Thomas Sampy (14 March 1899 – 1978) was an English footballer who played as a midfielder. Born in Backworth, Northumberland, he played for the majority of his career at Sheffield United, making nearly 400 appearances for the Blades.

==Playing career==
Sampy played his early football in his native Tyneside in the north-east of England, turning out for Choppington, South Shields and Chopwell Colliery before being spotted by Sheffield United. Turning professional and signing for the Blades in November 1920, Sampy was initially employed as an inside right, scoring on his debut against Blackburn Rovers in February 1921. After playing regularly in that role for a number of seasons, Sampy was switched to right half in the autumn of 1925, where he played for the rest of his Blades career.

Sampy was made club captain during the 1930–31 season but lost his place and the captaincy to Harry Gooney a year later.

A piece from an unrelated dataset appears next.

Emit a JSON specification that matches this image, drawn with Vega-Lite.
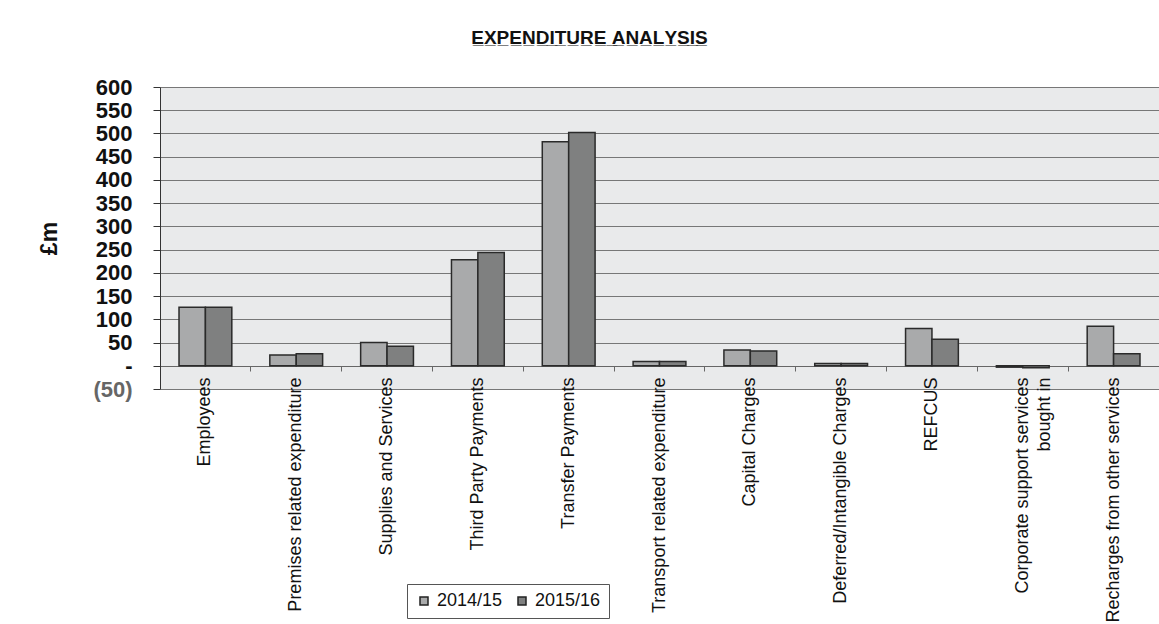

Regaining his place in the first team during the 1932–33 season, Sampy remained a regular with United until 1934.

After 14 seasons and 383 appearances for Sheffield United, Sampy was transferred to nearby rivals Barnsley in the summer of 1934, taking the role of player-coach. His role was primarily focused on the coaching side however, and Sampy made only one league appearance for the Tykes. In May 1936, Sampy accepted a coaching role at Sheffield Wednesday where he remained until the onset of World War II in 1938.

==Personal life==
Born in Backworth, Tyne and Wear, Thomas Sampy was the elder brother of Bill who also represented Sheffield United. Sampy was an engineer by trade and returned to his profession during World War II, working as a production manager. While playing Sampy had also owned a gentlemen's outfitters on Abbeydale Road in Sheffield.